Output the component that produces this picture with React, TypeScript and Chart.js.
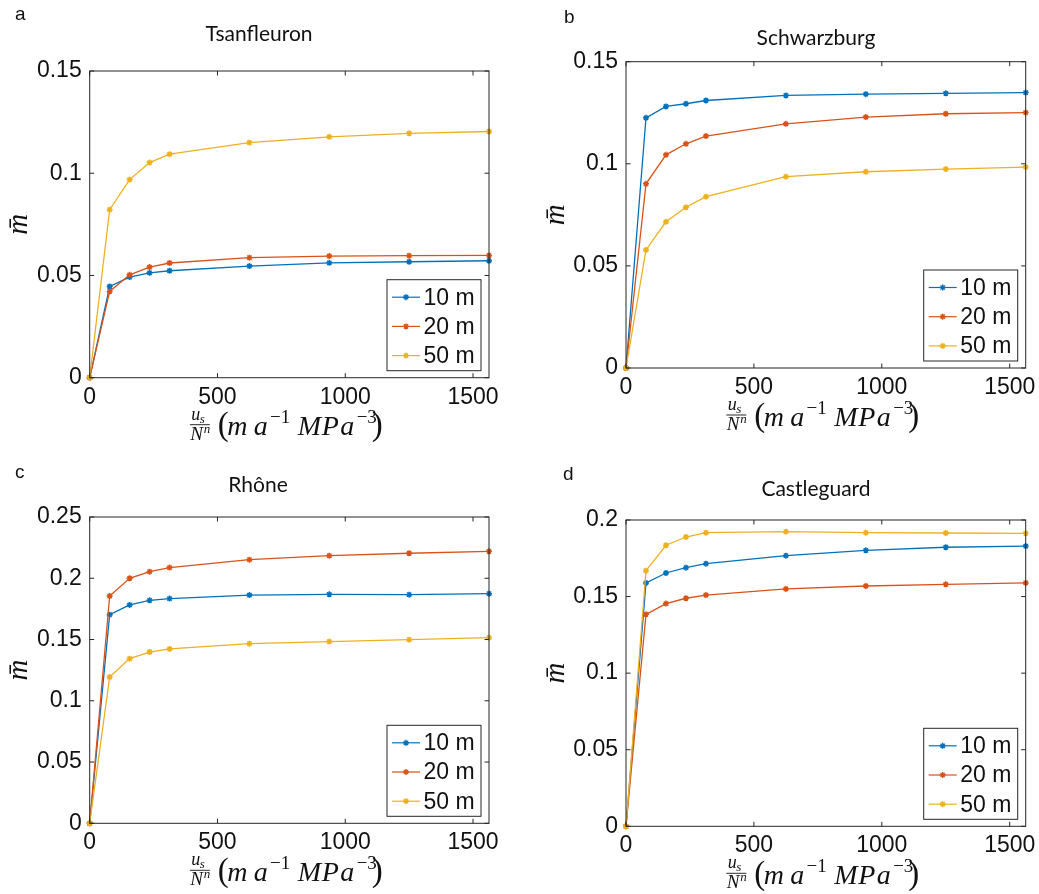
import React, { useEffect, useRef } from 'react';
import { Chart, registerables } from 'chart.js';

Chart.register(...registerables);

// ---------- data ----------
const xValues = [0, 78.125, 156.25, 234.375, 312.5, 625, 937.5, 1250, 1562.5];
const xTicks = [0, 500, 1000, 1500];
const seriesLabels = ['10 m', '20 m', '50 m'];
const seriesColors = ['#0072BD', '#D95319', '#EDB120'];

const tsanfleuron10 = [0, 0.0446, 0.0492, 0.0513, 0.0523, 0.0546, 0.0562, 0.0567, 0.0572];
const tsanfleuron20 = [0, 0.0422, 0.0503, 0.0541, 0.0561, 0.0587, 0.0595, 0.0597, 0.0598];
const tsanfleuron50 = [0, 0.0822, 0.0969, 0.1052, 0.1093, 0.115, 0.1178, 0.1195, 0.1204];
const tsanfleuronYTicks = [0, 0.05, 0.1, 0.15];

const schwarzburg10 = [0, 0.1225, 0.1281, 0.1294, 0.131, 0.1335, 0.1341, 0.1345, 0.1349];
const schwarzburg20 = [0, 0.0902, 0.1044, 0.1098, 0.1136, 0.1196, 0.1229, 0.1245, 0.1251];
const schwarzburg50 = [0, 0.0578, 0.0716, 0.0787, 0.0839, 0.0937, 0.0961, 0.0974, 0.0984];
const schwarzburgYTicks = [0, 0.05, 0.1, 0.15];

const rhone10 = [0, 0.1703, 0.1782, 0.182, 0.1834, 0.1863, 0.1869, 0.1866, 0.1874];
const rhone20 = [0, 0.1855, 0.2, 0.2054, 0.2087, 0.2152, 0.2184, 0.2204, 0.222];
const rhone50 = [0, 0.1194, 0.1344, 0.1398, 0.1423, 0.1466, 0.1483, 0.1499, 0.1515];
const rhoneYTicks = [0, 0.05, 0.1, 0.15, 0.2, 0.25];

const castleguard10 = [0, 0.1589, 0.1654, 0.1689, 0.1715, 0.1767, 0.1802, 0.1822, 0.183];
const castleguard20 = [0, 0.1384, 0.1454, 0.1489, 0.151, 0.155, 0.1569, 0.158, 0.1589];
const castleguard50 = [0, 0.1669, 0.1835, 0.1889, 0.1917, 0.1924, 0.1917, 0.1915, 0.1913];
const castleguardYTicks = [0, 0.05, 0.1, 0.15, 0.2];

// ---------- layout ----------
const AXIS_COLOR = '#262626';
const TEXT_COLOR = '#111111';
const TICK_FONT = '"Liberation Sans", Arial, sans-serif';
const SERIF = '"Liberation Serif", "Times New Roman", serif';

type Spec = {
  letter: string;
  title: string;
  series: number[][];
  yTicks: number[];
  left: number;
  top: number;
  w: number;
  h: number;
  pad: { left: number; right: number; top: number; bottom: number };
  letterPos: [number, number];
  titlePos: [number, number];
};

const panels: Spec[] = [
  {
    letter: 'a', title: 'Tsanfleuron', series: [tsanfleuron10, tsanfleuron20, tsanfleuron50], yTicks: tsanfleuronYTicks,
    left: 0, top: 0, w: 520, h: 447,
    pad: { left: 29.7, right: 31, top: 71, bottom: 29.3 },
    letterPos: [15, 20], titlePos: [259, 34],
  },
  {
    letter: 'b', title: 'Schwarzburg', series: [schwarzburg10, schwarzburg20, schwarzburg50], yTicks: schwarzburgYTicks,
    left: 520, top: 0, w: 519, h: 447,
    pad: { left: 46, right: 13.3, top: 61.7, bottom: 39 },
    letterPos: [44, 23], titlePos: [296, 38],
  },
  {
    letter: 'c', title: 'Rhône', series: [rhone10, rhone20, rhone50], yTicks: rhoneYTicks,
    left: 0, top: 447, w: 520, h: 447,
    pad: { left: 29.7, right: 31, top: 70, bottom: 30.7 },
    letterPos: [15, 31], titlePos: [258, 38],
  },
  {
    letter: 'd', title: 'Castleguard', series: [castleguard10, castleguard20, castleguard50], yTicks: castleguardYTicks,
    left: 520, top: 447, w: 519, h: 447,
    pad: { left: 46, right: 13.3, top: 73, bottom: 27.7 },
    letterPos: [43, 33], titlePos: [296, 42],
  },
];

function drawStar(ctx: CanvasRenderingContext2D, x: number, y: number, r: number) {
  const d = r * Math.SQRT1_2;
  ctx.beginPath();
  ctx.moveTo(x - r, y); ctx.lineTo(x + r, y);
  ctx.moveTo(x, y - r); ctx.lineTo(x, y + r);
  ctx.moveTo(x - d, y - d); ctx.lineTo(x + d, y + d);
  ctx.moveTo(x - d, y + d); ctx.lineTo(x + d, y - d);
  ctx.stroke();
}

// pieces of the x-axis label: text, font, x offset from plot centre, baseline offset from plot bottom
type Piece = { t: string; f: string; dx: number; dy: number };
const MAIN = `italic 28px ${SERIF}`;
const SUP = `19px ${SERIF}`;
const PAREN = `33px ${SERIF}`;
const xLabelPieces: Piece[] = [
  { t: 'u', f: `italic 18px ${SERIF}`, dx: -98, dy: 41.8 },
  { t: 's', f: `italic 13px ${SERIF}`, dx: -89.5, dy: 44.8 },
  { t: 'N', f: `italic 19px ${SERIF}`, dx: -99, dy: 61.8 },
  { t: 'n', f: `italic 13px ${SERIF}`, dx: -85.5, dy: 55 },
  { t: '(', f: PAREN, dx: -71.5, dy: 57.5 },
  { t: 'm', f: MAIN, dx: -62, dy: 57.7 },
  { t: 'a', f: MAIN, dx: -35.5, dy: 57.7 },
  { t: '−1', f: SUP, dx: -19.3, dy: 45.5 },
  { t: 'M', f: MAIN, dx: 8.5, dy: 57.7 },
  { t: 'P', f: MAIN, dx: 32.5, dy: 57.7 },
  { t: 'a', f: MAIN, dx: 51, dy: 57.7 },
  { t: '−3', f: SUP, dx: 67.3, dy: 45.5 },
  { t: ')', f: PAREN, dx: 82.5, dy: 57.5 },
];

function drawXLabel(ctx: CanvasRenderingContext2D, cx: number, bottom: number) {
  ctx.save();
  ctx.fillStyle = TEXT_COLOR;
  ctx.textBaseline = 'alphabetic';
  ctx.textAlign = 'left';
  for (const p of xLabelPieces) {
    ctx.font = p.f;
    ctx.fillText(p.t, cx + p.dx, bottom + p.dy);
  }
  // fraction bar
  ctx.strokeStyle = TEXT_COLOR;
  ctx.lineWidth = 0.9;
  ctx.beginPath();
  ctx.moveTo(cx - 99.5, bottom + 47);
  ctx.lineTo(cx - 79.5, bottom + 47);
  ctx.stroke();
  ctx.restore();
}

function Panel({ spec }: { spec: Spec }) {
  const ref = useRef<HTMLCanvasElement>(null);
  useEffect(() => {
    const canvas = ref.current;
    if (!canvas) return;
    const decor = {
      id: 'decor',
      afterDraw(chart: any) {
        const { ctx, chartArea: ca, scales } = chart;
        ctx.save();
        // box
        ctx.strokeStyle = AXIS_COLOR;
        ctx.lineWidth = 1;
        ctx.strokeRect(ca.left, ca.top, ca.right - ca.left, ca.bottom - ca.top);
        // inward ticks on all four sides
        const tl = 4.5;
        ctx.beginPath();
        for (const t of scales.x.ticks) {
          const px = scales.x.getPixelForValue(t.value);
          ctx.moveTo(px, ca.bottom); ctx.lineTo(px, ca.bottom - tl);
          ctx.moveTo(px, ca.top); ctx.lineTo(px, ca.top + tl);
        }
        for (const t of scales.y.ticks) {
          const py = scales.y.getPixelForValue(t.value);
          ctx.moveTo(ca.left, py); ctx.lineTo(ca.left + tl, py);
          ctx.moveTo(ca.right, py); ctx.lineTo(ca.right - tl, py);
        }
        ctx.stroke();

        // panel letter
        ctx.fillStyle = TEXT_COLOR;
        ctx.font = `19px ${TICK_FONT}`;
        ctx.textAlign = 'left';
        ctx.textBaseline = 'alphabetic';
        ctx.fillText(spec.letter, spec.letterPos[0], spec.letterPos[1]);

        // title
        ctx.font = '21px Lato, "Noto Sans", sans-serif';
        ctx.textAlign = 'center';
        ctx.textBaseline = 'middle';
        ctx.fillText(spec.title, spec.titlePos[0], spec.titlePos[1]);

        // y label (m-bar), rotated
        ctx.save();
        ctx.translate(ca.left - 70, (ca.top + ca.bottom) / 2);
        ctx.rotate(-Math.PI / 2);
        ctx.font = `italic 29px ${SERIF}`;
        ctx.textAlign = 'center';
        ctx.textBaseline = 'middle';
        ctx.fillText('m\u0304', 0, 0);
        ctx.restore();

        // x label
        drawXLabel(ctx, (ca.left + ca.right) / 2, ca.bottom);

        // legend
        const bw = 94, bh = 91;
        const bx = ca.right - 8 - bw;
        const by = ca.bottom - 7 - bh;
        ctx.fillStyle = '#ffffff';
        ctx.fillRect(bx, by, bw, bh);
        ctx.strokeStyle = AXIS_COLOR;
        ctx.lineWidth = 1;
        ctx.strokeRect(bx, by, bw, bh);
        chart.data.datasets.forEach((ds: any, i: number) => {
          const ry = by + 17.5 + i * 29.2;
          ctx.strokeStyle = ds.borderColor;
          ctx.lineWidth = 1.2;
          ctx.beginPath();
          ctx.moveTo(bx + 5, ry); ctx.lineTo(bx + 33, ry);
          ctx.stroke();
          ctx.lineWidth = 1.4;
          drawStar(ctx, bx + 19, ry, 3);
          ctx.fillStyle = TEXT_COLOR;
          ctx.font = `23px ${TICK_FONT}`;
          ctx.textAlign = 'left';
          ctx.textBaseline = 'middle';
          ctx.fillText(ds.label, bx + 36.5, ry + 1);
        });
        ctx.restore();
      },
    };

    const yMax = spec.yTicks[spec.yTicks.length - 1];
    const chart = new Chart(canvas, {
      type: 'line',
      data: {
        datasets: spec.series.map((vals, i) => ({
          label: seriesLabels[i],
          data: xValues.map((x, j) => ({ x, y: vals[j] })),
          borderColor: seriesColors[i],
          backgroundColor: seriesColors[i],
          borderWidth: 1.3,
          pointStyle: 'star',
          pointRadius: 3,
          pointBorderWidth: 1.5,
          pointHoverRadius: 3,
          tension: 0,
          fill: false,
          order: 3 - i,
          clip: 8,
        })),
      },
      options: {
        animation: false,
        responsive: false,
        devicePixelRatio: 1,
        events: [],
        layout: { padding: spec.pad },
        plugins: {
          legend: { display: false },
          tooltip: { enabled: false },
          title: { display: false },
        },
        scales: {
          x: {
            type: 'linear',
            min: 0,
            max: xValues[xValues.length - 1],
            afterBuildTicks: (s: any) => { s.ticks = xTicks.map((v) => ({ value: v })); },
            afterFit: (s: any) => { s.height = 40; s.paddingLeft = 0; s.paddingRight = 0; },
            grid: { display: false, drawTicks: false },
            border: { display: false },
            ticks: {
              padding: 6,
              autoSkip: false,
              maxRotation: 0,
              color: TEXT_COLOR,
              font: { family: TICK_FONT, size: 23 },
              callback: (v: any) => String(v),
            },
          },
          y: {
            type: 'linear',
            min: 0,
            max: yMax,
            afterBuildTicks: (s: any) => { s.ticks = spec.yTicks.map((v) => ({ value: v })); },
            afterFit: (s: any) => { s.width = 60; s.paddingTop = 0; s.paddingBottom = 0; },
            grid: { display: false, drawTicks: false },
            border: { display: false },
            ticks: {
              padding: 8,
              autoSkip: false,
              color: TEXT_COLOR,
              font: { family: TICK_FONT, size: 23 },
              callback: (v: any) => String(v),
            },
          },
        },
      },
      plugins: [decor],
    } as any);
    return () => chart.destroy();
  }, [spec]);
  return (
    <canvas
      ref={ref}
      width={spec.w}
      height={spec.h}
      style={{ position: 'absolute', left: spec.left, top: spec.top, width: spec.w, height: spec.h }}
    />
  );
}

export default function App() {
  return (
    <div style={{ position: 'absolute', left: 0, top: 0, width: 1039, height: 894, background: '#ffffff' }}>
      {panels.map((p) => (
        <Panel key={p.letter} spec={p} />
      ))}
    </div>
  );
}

══════════

> _Task brief_:
Compute how many lines include the string "React", then give that number by itself.

> _Full answer_:
2